WRITTEN TASK
Repeat, exactly as written, every line from the one holding "Reproduce this chart with matplotlib." through the one holding "FONT = 'DejaVu". Leave out all other lines.

— begin —

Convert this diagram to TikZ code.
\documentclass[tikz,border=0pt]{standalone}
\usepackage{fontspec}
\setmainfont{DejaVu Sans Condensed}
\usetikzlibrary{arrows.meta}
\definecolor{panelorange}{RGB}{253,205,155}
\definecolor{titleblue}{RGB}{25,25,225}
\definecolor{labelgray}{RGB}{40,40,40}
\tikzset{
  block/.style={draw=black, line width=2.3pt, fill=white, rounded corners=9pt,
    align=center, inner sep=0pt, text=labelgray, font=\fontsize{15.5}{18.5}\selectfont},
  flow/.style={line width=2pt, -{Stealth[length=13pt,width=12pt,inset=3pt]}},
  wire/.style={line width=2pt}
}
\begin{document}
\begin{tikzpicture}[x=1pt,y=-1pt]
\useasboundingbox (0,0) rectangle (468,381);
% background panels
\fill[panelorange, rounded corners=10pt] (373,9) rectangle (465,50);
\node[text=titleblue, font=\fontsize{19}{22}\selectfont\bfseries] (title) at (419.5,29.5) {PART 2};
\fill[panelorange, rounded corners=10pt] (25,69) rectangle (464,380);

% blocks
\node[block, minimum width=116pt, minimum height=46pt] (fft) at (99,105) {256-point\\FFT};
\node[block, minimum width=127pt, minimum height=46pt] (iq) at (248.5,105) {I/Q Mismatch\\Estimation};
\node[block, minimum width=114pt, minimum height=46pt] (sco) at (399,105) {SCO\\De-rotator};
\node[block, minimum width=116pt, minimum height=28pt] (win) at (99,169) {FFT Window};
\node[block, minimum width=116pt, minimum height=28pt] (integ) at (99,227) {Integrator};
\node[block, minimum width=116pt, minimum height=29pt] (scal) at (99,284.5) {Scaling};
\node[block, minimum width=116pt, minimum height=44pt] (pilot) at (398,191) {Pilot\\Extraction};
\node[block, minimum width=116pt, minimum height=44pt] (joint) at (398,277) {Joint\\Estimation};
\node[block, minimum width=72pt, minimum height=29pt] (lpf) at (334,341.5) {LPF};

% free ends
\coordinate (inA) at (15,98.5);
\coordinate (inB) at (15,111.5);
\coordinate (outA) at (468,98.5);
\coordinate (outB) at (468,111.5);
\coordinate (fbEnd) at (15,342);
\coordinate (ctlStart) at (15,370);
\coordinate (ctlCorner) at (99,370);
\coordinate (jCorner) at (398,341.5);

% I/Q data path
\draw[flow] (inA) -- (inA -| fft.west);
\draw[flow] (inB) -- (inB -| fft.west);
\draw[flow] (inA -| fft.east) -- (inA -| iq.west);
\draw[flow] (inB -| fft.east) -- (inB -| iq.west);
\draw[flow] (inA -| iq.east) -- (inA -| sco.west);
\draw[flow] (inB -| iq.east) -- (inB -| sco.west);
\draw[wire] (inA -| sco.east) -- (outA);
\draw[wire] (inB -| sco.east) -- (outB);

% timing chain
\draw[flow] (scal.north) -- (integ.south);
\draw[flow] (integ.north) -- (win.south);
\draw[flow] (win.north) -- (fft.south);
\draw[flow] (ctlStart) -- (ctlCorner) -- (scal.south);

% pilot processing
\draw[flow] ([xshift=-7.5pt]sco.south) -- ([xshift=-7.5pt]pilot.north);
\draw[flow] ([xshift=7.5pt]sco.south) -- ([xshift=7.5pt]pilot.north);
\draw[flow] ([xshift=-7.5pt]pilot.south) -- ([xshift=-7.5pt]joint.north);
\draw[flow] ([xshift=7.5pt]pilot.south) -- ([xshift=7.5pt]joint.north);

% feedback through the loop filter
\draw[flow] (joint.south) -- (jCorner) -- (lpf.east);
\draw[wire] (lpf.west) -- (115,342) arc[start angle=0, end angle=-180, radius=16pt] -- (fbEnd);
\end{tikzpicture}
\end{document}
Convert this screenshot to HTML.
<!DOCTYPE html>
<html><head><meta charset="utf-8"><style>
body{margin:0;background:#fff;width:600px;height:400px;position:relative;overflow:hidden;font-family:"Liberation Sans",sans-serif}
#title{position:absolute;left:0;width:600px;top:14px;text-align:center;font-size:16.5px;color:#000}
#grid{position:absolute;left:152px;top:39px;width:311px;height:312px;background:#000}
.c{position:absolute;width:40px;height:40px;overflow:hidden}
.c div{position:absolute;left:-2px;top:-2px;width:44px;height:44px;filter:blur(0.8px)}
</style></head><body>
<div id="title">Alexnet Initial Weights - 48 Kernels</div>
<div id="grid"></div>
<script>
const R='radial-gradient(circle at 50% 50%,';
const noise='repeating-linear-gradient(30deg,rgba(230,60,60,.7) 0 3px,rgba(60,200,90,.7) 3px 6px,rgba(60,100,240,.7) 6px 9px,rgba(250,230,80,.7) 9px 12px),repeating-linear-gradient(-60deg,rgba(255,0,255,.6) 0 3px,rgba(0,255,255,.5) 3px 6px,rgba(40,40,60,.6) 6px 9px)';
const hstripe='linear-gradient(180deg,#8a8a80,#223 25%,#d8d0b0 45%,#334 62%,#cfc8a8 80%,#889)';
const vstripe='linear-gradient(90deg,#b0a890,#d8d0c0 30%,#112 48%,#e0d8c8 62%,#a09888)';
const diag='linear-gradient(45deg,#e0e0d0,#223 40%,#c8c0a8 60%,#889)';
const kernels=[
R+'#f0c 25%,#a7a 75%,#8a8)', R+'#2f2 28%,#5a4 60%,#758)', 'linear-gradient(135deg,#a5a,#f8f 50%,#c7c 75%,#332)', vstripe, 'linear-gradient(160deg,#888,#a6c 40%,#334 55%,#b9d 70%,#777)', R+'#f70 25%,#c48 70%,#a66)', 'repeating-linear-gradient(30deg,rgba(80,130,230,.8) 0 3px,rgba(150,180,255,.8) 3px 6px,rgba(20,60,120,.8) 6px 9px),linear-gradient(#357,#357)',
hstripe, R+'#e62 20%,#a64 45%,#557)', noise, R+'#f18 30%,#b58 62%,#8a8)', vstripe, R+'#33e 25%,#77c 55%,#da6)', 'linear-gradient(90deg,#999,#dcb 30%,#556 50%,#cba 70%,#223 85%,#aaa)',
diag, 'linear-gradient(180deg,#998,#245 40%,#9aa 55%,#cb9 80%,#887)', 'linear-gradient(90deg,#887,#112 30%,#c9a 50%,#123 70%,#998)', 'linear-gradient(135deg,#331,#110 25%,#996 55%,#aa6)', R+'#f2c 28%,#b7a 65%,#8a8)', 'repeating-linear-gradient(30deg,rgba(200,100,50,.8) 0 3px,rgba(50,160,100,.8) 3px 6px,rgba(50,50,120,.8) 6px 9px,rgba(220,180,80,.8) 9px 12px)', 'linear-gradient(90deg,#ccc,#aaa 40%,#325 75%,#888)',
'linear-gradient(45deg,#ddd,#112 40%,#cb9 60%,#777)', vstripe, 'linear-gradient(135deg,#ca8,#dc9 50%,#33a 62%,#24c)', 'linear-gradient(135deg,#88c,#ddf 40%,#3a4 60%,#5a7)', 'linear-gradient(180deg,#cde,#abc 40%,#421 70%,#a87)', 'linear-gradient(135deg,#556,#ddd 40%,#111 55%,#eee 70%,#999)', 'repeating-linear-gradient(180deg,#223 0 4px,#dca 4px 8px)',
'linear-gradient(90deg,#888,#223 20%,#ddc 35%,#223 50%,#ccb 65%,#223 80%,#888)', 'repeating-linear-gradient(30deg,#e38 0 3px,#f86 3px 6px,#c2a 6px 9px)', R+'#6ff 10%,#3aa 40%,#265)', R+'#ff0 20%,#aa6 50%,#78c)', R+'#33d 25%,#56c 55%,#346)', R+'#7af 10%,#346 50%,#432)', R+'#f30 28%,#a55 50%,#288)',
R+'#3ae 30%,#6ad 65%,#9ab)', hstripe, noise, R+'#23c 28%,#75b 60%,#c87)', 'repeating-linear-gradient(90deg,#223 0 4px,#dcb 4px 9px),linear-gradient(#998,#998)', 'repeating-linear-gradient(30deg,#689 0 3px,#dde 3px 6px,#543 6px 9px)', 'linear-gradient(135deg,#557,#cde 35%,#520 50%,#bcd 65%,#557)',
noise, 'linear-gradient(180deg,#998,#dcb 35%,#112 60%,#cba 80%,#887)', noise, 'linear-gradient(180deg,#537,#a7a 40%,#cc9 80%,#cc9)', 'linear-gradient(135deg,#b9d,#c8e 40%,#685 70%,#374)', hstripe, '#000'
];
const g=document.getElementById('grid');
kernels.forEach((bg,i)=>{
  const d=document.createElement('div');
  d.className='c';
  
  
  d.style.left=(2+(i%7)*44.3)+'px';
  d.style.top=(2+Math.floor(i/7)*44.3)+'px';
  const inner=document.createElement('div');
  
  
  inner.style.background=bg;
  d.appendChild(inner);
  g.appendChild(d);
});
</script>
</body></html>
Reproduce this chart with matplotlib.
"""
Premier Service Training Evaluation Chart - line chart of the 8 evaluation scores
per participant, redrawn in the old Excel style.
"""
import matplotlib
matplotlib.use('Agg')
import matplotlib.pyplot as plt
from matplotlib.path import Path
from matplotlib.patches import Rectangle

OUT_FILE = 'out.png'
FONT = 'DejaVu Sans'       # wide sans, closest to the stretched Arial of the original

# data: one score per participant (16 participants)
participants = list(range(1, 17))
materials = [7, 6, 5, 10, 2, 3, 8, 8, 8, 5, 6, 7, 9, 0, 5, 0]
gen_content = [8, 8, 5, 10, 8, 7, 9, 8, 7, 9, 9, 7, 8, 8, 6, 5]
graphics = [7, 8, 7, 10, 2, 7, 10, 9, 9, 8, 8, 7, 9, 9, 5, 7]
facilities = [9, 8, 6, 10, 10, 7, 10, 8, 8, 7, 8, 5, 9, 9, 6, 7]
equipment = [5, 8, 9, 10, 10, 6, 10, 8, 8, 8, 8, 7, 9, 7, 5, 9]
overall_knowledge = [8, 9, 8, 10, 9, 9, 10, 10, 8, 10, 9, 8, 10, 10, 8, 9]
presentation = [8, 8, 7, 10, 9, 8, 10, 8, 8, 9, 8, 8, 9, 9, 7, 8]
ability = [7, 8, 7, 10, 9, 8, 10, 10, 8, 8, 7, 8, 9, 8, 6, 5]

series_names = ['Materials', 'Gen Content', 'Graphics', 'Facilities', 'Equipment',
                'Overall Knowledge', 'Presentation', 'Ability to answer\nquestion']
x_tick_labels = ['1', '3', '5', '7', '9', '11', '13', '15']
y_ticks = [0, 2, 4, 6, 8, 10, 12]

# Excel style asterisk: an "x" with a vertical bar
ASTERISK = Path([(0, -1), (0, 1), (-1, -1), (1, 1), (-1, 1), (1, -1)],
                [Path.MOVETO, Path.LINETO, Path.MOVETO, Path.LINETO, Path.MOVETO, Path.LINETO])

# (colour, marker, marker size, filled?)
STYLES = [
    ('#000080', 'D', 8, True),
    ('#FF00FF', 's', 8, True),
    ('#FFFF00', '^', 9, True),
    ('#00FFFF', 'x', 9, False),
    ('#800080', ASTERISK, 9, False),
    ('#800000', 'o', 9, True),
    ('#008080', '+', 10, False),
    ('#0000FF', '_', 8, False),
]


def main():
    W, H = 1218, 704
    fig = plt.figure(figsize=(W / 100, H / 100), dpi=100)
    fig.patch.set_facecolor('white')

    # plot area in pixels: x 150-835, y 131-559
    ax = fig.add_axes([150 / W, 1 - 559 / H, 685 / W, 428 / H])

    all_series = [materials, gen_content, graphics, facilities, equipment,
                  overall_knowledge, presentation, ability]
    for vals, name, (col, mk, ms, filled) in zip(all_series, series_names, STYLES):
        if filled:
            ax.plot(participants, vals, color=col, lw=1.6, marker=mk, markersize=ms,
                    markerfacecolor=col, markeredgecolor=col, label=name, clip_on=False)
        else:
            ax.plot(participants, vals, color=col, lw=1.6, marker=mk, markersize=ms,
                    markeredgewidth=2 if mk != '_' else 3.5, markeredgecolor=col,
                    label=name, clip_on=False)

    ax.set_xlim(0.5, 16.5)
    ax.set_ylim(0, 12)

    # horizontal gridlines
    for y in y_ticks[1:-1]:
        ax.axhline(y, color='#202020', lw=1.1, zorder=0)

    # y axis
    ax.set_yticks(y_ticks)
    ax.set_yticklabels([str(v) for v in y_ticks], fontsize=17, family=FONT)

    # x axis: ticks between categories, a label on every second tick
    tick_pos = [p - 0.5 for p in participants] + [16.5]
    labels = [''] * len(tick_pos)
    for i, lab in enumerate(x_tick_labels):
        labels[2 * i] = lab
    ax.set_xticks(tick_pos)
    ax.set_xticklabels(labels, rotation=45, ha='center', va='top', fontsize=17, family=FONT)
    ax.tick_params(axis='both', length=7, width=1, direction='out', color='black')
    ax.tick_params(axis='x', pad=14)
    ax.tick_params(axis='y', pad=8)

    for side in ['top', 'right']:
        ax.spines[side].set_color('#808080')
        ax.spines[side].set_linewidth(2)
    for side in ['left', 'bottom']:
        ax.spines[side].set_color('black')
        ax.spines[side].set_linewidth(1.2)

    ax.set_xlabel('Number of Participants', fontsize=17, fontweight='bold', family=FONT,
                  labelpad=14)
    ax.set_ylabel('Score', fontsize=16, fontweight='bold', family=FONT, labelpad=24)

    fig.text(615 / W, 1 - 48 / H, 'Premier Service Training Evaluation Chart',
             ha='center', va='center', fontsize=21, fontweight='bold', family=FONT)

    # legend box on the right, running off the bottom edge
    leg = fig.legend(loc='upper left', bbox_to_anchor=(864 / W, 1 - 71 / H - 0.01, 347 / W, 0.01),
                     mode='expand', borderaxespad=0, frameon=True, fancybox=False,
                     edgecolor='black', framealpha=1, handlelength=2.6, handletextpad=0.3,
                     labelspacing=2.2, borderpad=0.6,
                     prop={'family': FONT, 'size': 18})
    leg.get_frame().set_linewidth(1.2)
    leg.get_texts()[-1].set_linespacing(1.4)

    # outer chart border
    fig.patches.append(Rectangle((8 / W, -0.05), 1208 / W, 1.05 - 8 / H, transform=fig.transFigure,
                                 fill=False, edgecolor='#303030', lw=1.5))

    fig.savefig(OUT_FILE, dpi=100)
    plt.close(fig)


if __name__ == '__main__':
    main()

— end —

TASK SOLUTION
Reproduce this chart with matplotlib.
"""
Premier Service Training Evaluation Chart - line chart of the 8 evaluation scores
per participant, redrawn in the old Excel style.
"""
import matplotlib
matplotlib.use('Agg')
import matplotlib.pyplot as plt
from matplotlib.path import Path
from matplotlib.patches import Rectangle

OUT_FILE = 'out.png'
FONT = 'DejaVu Sans'       # wide sans, closest to the stretched Arial of the original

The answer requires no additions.